►
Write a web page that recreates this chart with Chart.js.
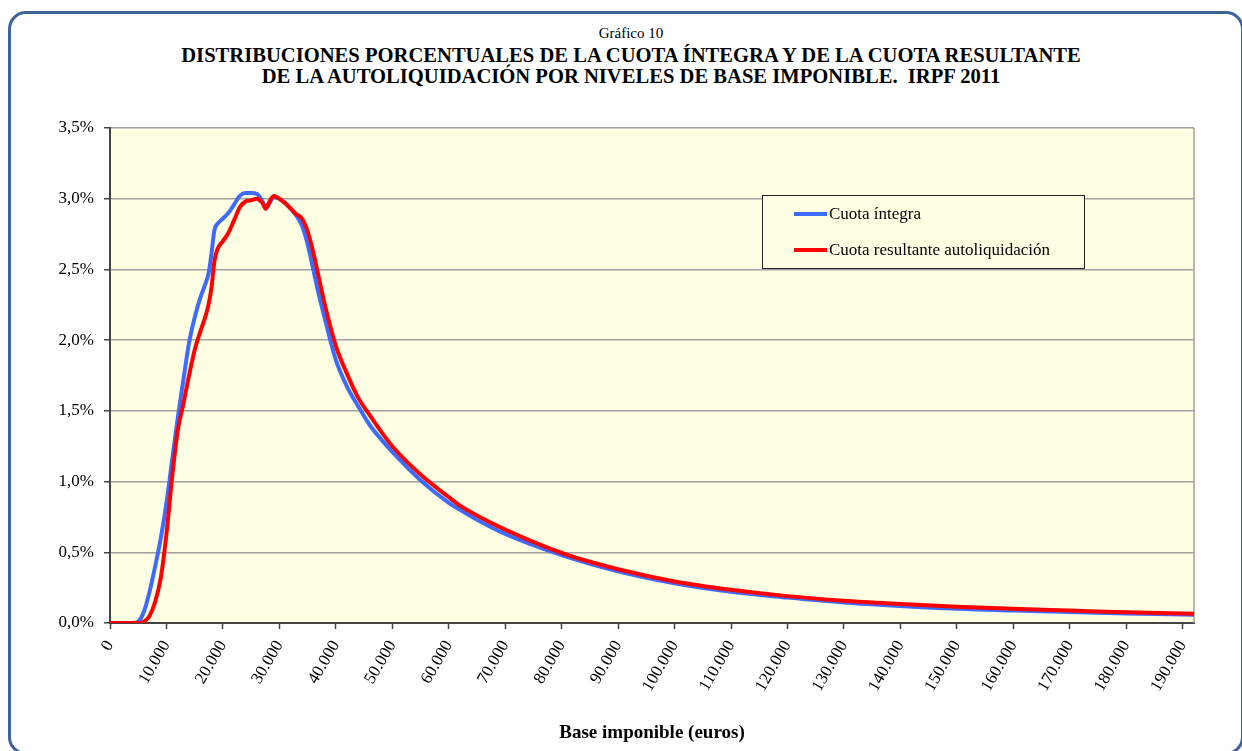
<!DOCTYPE html>
<html>
<head>
<meta charset="utf-8">
<script src="https://cdn.jsdelivr.net/npm/chart.js@4"></script>
<style>
    html, body { margin: 0; padding: 0; background: #fff; overflow: hidden; }
    #wrap { position: relative; width: 1242px; height: 751px; }
    #frame {
        position: absolute; left: 8px; top: 11px; width: 1236px; height: 744px;
        border: 3px solid #3e6398; border-radius: 18px; box-sizing: border-box;
    }
    #titles {
        position: absolute; left: 0; top: 24px; width: 1262px; text-align: center;
        font-family: "Liberation Serif", serif; color: #000;
    }
    #titles span { display: block; font-size: 15px; line-height: 19px; margin-bottom: 2px; }
    #titles b { display: block; font-size: 20.6px; line-height: 21px; }
    #box { position: absolute; left: 0; top: 0; width: 1242px; height: 751px; }
</style>
</head>
<body>
<div id="wrap">
    <div id="frame"></div>
    <div id="titles">
        <span>Gráfico 10</span>
        <b>DISTRIBUCIONES PORCENTUALES DE LA CUOTA ÍNTEGRA Y DE LA CUOTA RESULTANTE</b>
        <b>DE LA AUTOLIQUIDACIÓN POR NIVELES DE BASE IMPONIBLE.&nbsp; IRPF 2011</b>
    </div>
    <div id="box"><canvas id="chart"></canvas></div>
</div>
<script>
    'use strict';

    // Base imponible (euros)
    const baseImponible = [0, 2000, 4000, 5000, 6000, 7000, 8000, 9000, 10000, 11000, 12000,
        13000, 14000, 15000, 16000, 17000, 17500, 18000, 18500, 19000, 20000, 21000, 22000,
        23000, 24000, 25000, 26000, 27000, 27600, 28000, 29000, 30000, 31000, 32000, 33000,
        34000, 35000, 36000, 37000, 38000, 40000, 42000, 44000, 46000, 48000, 50000, 55000,
        60000, 62000, 65000, 70000, 80000, 90000, 100000, 110000, 120000, 130000, 140000,
        150000, 160000, 170000, 180000, 192000];

    // % of total
    const cuotaIntegra = [0, 0, 0, 0.01, 0.08, 0.22, 0.40, 0.60, 0.85, 1.15, 1.45,
        1.72, 1.98, 2.16, 2.30, 2.41, 2.48, 2.62, 2.78, 2.82, 2.86, 2.90, 2.96,
        3.02, 3.04, 3.04, 3.035, 2.98, 2.93, 2.95, 3.01, 3.00, 2.97, 2.93, 2.88,
        2.81, 2.68, 2.50, 2.32, 2.16, 1.86, 1.67, 1.53, 1.40, 1.30, 1.21, 1.01,
        0.85, 0.80, 0.73, 0.63, 0.48, 0.365, 0.28, 0.22, 0.18, 0.145, 0.12,
        0.10, 0.088, 0.078, 0.068, 0.058];

    const cuotaResultante = [0, 0, 0, 0, 0.01, 0.05, 0.15, 0.32, 0.63, 1.03, 1.36,
        1.55, 1.75, 1.93, 2.06, 2.18, 2.26, 2.38, 2.56, 2.64, 2.70, 2.76, 2.85,
        2.94, 2.98, 2.99, 3.00, 2.97, 2.93, 2.96, 3.02, 3.00, 2.97, 2.93, 2.89,
        2.86, 2.77, 2.62, 2.44, 2.26, 1.96, 1.76, 1.59, 1.47, 1.355, 1.25, 1.05,
        0.89, 0.83, 0.76, 0.66, 0.495, 0.38, 0.294, 0.235, 0.19, 0.158, 0.135,
        0.115, 0.10, 0.088, 0.076, 0.066];

    const seriesLabels = ['Cuota íntegra', 'Cuota resultante autoliquidación'];
    const seriesColors = ['#3d6bff', '#ff0000'];

    // Axis ticks
    const xTicks = [0, 10000, 20000, 30000, 40000, 50000, 60000, 70000, 80000, 90000, 100000,
        110000, 120000, 130000, 140000, 150000, 160000, 170000, 180000, 190000];
    const yTicks = [0, 0.5, 1.0, 1.5, 2.0, 2.5, 3.0, 3.5];

    const FONT = '"Liberation Serif", "Times New Roman", serif';

    function points(ys) {
        return baseImponible.map((x, i) => ({ x: x, y: ys[i] }));
    }

    // Format with Spanish thousands separator
    function formatMiles(v) {
        return String(v).replace(/\B(?=(\d{3})+(?!\d))/g, '.');
    }

    // Yellow plot background + right frame line
    const plotArea = {
        id: 'plotArea',
        beforeDraw(chart) {
            const { ctx, chartArea: a } = chart;
            ctx.save();
            ctx.fillStyle = '#ffffe3';
            ctx.fillRect(a.left, a.top, a.right - a.left, a.bottom - a.top);
            ctx.restore();
        },
        beforeDatasetsDraw(chart) {
            const { ctx, chartArea: a } = chart;
            ctx.save();
            ctx.strokeStyle = '#a0a0a0';
            ctx.lineWidth = 1.5;
            ctx.beginPath();
            ctx.moveTo(a.right, a.top);
            ctx.lineTo(a.right, a.bottom);
            ctx.stroke();
            ctx.restore();
        }
    };

    // Legend box inside the plot
    const boxLegend = {
        id: 'boxLegend',
        afterDraw(chart) {
            const { ctx } = chart;
            const x = 762, y = 195, w = 322, h = 73;
            ctx.save();
            ctx.fillStyle = '#ffffe3';
            ctx.fillRect(x, y, w, h);
            ctx.strokeStyle = '#222';
            ctx.lineWidth = 1;
            ctx.strokeRect(x + 0.5, y + 0.5, w, h);
            ctx.font = '17px ' + FONT;
            ctx.textBaseline = 'middle';
            chart.data.datasets.forEach((ds, i) => {
                const ly = y + 19 + i * 36;
                ctx.strokeStyle = ds.borderColor;
                ctx.lineWidth = 4;
                ctx.beginPath();
                ctx.moveTo(794, ly);
                ctx.lineTo(827, ly);
                ctx.stroke();
                ctx.fillStyle = '#000';
                ctx.fillText(ds.label, 829, ly + 1);
            });
            ctx.restore();
        }
    };

    function createChart() {
        const ctx = document.getElementById('chart');

        new Chart(ctx, {
            type: 'line',
            data: {
                datasets: [{
                    label: seriesLabels[0],
                    data: points(cuotaIntegra),
                    borderColor: seriesColors[0],
                    order: 1
                }, {
                    label: seriesLabels[1],
                    data: points(cuotaResultante),
                    borderColor: seriesColors[1],
                    order: 0
                }]
            },
            options: {
                responsive: true,
                maintainAspectRatio: false,
                animation: false,
                layout: { padding: { top: 128, right: 48, left: 0, bottom: 0 } },
                elements: {
                    line: { borderWidth: 4, cubicInterpolationMode: 'monotone', borderCapStyle: 'round' },
                    point: { radius: 0 }
                },
                plugins: {
                    legend: { display: false },
                    tooltip: { enabled: false }
                },
                scales: {
                    x: {
                        type: 'linear',
                        min: 0,
                        max: 192000,
                        afterBuildTicks: function(scale) {
                            scale.ticks = xTicks.map(v => ({ value: v }));
                        },
                        afterFit: function(scale) { scale.height = 128; },
                        border: { color: '#444', width: 2 },
                        grid: { drawOnChartArea: false, tickLength: 6, tickColor: '#444', tickWidth: 1.5 },
                        ticks: {
                            autoSkip: false,
                            minRotation: 60,
                            maxRotation: 60,
                            padding: 8,
                            color: '#000',
                            font: { family: FONT, size: 17 },
                            callback: function(value) { return formatMiles(value); }
                        },
                        title: {
                            display: true,
                            text: 'Base imponible (euros)',
                            color: '#000',
                            font: { family: FONT, size: 19, weight: 'bold' },
                            padding: { top: 0, bottom: 7 }
                        }
                    },
                    y: {
                        min: 0,
                        max: 3.5,
                        afterBuildTicks: function(scale) {
                            scale.ticks = yTicks.map(v => ({ value: v }));
                        },
                        afterFit: function(scale) { scale.width = 110; },
                        border: { color: '#444', width: 2 },
                        grid: { color: '#a0a0a0', lineWidth: 1.5, tickLength: 6, tickColor: '#444' },
                        ticks: {
                            padding: 10,
                            color: '#000',
                            font: { family: FONT, size: 17 },
                            callback: function(value) {
                                return value.toFixed(1).replace('.', ',') + '%';
                            }
                        }
                    }
                }
            },
            plugins: [plotArea, boxLegend]
        });
    }

    createChart();
</script>
</body>
</html>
◄
• [Set problem] State how many lines of the listing above include the word "with". Give nothing but the number.

• [Output below] 2